(What is needed)
Extract, in full, the lines below, beginning at the first and ending with the line that contains "ax2.tick_params(axis='y', labelsize=7.5, length=3)". Pictures do not belong in the copy.

Charts and diagrams as code
____________________
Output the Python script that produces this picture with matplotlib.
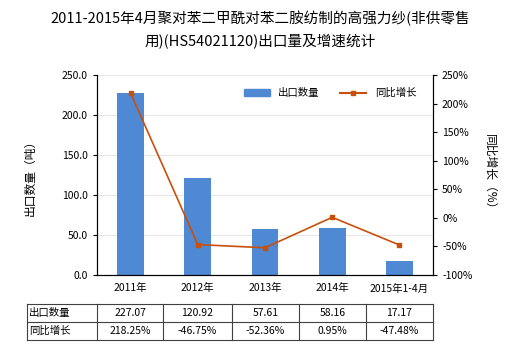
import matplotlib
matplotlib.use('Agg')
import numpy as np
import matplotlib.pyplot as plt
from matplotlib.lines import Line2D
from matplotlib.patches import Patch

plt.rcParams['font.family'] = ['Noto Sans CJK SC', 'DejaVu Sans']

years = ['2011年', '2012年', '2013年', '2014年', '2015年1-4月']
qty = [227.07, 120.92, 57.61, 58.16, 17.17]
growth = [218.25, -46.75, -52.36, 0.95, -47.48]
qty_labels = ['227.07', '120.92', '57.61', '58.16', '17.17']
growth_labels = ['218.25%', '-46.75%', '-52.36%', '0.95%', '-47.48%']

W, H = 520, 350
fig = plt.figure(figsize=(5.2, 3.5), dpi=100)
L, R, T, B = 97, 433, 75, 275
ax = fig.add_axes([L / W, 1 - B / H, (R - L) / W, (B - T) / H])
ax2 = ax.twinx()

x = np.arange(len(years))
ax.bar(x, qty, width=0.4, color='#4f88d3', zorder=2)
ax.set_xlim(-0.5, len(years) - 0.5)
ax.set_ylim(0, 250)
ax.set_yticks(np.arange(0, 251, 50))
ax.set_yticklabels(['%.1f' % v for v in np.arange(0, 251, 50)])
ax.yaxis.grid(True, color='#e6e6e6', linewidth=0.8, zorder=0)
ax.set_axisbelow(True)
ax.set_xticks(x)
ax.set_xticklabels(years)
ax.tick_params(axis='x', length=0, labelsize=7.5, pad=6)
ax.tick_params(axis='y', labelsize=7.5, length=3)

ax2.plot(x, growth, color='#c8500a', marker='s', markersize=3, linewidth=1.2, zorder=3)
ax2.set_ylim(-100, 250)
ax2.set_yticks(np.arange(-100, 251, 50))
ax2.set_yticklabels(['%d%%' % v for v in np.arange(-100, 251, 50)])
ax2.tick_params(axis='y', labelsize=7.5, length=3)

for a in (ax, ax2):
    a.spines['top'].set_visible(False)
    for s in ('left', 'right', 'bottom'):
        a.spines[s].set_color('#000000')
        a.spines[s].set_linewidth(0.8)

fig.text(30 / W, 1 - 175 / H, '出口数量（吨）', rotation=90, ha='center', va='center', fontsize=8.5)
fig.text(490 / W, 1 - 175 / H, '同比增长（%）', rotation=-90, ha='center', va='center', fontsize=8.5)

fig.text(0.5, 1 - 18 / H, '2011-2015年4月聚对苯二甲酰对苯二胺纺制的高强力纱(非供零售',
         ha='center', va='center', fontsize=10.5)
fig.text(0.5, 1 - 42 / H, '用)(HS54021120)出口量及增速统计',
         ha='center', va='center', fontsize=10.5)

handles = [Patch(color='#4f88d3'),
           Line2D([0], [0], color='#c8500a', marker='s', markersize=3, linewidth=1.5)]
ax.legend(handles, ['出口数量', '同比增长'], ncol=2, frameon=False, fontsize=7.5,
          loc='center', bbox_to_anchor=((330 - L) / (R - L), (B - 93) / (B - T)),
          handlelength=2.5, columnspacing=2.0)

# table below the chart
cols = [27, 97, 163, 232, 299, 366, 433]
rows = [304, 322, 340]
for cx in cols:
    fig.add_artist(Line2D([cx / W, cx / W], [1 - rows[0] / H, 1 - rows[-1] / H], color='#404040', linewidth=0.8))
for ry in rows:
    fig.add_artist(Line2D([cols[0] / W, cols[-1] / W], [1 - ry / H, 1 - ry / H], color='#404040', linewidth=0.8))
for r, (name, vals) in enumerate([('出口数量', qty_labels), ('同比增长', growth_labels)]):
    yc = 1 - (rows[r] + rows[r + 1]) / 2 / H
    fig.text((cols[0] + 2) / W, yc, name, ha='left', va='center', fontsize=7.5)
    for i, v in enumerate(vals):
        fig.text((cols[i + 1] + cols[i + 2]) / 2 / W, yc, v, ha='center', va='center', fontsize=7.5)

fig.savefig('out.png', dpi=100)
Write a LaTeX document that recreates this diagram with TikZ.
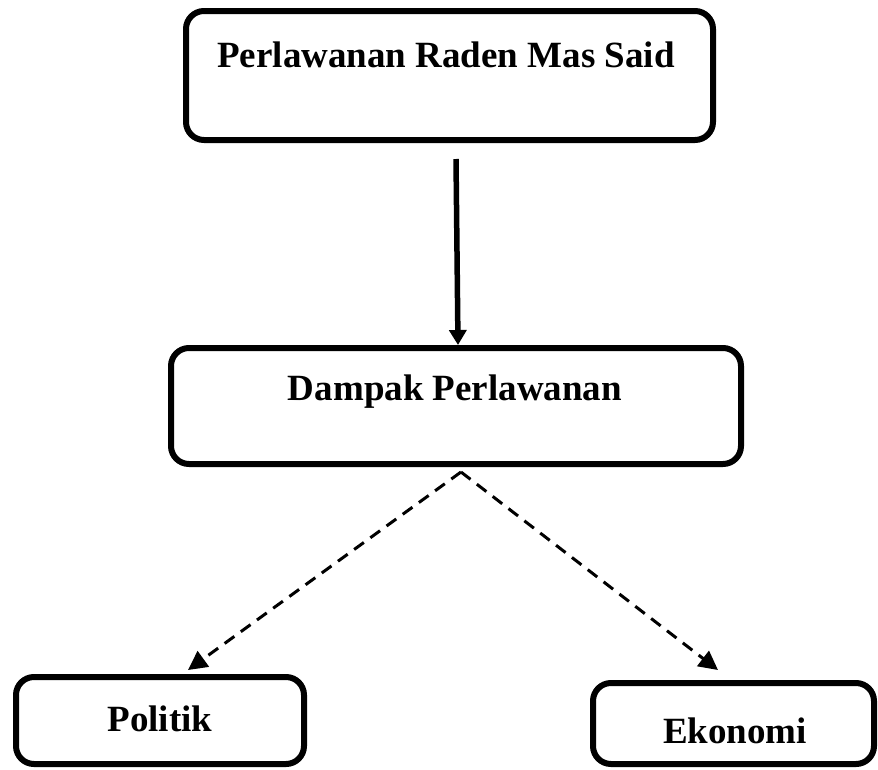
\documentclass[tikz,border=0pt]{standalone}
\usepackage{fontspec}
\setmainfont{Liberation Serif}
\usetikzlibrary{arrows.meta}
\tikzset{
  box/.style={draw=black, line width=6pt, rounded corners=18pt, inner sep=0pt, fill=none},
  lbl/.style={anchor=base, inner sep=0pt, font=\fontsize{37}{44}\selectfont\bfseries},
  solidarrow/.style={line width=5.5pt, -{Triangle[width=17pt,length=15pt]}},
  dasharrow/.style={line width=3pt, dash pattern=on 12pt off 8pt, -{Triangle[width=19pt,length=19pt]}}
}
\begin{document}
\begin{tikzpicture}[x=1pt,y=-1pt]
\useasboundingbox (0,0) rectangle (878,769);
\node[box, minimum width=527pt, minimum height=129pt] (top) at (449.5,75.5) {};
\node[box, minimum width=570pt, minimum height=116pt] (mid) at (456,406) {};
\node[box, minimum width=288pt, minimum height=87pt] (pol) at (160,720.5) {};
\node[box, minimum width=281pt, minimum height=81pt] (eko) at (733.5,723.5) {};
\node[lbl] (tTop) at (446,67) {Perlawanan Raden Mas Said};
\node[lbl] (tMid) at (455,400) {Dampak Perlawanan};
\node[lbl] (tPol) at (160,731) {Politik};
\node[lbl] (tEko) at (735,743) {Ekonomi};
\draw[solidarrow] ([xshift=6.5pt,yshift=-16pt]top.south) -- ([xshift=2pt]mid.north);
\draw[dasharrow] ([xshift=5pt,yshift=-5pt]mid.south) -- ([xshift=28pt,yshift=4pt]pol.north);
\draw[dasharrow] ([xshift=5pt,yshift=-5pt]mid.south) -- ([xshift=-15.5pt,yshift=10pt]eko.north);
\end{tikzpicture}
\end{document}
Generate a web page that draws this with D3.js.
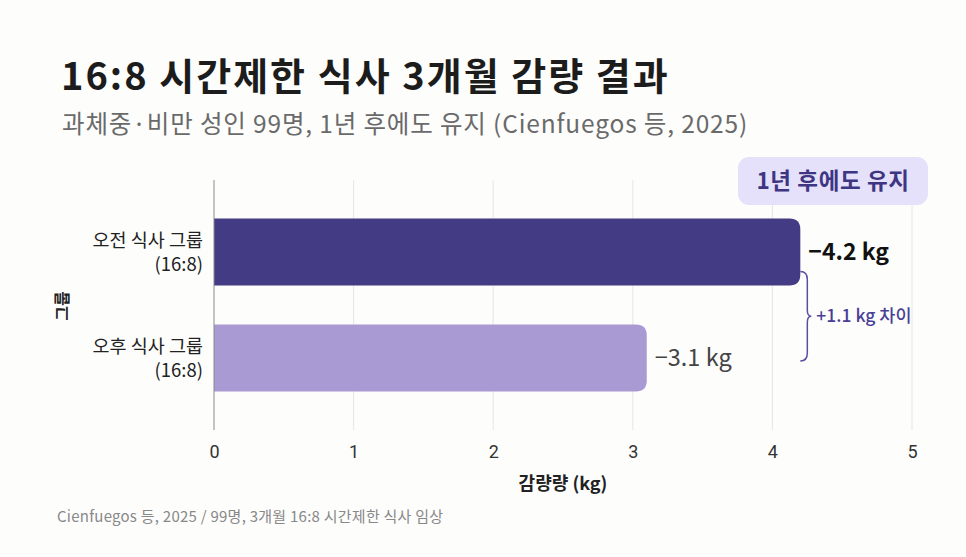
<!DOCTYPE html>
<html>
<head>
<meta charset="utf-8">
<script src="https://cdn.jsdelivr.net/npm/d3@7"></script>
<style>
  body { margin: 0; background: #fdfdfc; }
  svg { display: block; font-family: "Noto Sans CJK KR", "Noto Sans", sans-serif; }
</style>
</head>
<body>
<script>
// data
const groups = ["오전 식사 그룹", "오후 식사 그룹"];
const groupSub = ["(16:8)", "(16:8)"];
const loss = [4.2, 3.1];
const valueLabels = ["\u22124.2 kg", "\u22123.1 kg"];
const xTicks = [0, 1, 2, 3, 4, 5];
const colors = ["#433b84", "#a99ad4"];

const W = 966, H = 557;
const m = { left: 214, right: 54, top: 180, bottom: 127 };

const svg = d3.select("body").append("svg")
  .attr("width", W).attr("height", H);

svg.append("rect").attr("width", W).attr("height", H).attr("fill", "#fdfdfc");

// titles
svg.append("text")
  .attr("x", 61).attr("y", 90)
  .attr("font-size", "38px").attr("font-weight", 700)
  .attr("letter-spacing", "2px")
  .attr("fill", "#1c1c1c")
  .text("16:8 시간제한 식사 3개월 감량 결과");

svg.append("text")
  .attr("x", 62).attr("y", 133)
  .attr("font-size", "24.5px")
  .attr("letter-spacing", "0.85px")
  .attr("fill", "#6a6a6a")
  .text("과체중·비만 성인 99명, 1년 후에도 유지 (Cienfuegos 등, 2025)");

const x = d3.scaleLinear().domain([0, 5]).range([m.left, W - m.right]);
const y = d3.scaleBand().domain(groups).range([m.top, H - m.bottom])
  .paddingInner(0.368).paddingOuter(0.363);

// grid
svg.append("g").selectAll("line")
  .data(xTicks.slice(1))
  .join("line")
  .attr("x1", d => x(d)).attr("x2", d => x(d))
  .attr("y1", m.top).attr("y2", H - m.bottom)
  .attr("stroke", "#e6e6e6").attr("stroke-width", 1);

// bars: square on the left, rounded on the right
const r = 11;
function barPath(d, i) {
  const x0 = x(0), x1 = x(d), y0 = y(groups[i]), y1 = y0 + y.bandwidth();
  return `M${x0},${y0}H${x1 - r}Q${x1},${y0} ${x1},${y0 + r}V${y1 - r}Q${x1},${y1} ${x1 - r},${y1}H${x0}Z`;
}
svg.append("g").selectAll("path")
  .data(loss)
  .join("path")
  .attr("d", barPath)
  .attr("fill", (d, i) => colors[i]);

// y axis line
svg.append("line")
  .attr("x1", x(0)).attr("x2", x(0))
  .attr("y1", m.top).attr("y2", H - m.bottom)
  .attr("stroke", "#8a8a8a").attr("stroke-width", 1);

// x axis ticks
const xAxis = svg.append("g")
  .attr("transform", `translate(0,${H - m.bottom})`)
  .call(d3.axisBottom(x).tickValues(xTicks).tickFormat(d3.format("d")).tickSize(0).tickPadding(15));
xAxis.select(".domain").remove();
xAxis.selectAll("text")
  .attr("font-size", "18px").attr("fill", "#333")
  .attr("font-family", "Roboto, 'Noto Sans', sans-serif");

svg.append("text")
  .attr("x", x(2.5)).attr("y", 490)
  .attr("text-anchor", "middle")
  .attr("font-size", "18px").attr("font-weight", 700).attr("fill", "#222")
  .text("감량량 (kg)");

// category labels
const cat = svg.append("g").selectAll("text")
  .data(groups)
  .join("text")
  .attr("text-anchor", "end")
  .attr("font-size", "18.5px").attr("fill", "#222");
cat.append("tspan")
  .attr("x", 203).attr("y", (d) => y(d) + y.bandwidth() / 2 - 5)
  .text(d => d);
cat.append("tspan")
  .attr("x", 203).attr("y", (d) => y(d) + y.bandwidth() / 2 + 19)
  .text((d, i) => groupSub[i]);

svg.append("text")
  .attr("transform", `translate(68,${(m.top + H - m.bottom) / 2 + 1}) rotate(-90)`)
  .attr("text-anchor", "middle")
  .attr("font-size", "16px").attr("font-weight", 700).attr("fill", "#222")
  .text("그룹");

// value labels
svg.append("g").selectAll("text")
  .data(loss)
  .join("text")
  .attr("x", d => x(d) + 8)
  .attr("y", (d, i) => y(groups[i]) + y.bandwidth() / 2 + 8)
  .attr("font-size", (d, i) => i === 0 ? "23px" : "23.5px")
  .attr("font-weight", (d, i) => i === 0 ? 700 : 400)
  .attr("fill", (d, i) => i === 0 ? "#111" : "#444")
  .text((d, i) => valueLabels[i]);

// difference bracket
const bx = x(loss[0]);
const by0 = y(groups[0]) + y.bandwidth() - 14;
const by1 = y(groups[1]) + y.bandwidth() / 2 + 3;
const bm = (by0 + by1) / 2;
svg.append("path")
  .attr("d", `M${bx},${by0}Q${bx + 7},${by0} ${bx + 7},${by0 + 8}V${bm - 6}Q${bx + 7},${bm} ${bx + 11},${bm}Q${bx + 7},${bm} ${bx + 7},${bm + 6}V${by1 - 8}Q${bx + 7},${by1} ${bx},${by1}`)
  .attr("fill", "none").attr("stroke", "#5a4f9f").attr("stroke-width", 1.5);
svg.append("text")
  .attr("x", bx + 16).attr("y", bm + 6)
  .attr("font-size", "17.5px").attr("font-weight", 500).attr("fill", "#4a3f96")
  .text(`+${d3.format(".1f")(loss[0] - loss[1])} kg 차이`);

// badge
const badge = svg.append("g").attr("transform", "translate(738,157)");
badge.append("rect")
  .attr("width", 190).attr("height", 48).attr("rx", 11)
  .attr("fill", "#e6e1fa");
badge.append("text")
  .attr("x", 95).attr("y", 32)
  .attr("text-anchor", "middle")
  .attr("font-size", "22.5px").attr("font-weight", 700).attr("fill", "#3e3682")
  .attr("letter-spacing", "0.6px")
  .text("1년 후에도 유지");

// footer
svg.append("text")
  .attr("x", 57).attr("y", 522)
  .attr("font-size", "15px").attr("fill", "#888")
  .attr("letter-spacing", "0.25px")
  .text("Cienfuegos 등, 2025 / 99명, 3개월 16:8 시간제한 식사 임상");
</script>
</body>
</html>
____________________
(Solved problem)
Output the Python script that produces this picture with matplotlib.
import matplotlib
matplotlib.use('Agg')
import numpy as np
import matplotlib.pyplot as plt
from matplotlib.lines import Line2D
from matplotlib.patches import Patch

plt.rcParams['font.family'] = ['Noto Sans CJK SC', 'DejaVu Sans']

years = ['2011年', '2012年', '2013年', '2014年', '2015年1-4月']
qty = [227.07, 120.92, 57.61, 58.16, 17.17]
growth = [218.25, -46.75, -52.36, 0.95, -47.48]
qty_labels = ['227.07', '120.92', '57.61', '58.16', '17.17']
growth_labels = ['218.25%', '-46.75%', '-52.36%', '0.95%', '-47.48%']

W, H = 520, 350
fig = plt.figure(figsize=(5.2, 3.5), dpi=100)
L, R, T, B = 97, 433, 75, 275
ax = fig.add_axes([L / W, 1 - B / H, (R - L) / W, (B - T) / H])
ax2 = ax.twinx()

x = np.arange(len(years))
ax.bar(x, qty, width=0.4, color='#4f88d3', zorder=2)
ax.set_xlim(-0.5, len(years) - 0.5)
ax.set_ylim(0, 250)
ax.set_yticks(np.arange(0, 251, 50))
ax.set_yticklabels(['%.1f' % v for v in np.arange(0, 251, 50)])
ax.yaxis.grid(True, color='#e6e6e6', linewidth=0.8, zorder=0)
ax.set_axisbelow(True)
ax.set_xticks(x)
ax.set_xticklabels(years)
ax.tick_params(axis='x', length=0, labelsize=7.5, pad=6)
ax.tick_params(axis='y', labelsize=7.5, length=3)

ax2.plot(x, growth, color='#c8500a', marker='s', markersize=3, linewidth=1.2, zorder=3)
ax2.set_ylim(-100, 250)
ax2.set_yticks(np.arange(-100, 251, 50))
ax2.set_yticklabels(['%d%%' % v for v in np.arange(-100, 251, 50)])
ax2.tick_params(axis='y', labelsize=7.5, length=3)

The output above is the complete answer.